Heredity is the passing of genetics from your parents to you. The characteristics you have resemble the characteristics that your parents have. There can be patterns to heredity. Mendel’s studies were the first to accurately predict those patterns. These patterns form the basis of genetics. Before Mendel’s experiments people thought that offspring were a blend of traits. Through his experiments he discovered this is not the case.
Offspring have two separate heritable factors for each character, one from each parent. The different versions of a gene are called alleles. There are both dominant and recessive alleles. You could have two dominant alleles, two recessive alleles, or one dominant and one recessive allele. Having two of the same alleles means you are homozygous. Having two different alleles means you are heterozygous.

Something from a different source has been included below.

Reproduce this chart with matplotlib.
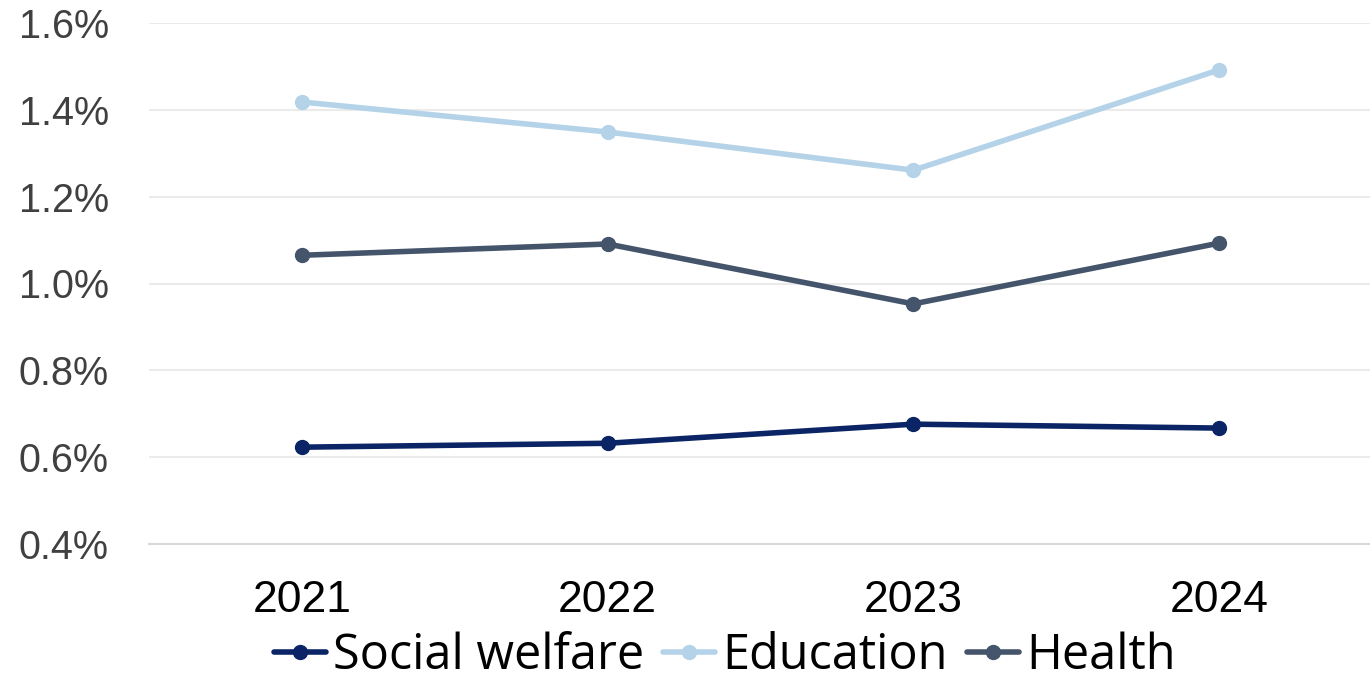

Genotype is the set of alleles a person carries for a character. Phenotype is the physical appearance of a character. Depending on the alleles your parents’ carry determines the alleles you will inherit. If one of your parents had two dominant genes and the other has two recessive genes. Then those genes will separate. These are now called gametes. During fertilization, the offspring receives one allele from each parent. In this case the offspring would inherit one dominant gene and one recessive gene. Although the offspring will physically show the dominant gene they still have the ability to pass on the recessive gene.
A punnett square can be used to predict the outcome of a genetic cross. If two heterozygous people produce offspring, there is a 25% chance the offspring will be homozygous dominant. A 25% chance the offspring will be homozygous recessive, and a 50% the offspring will be heterozygous. This means that the offspring will most likely be heterozygous; the offspring will physically show dominant traits but will still be able to pass on recessive traits.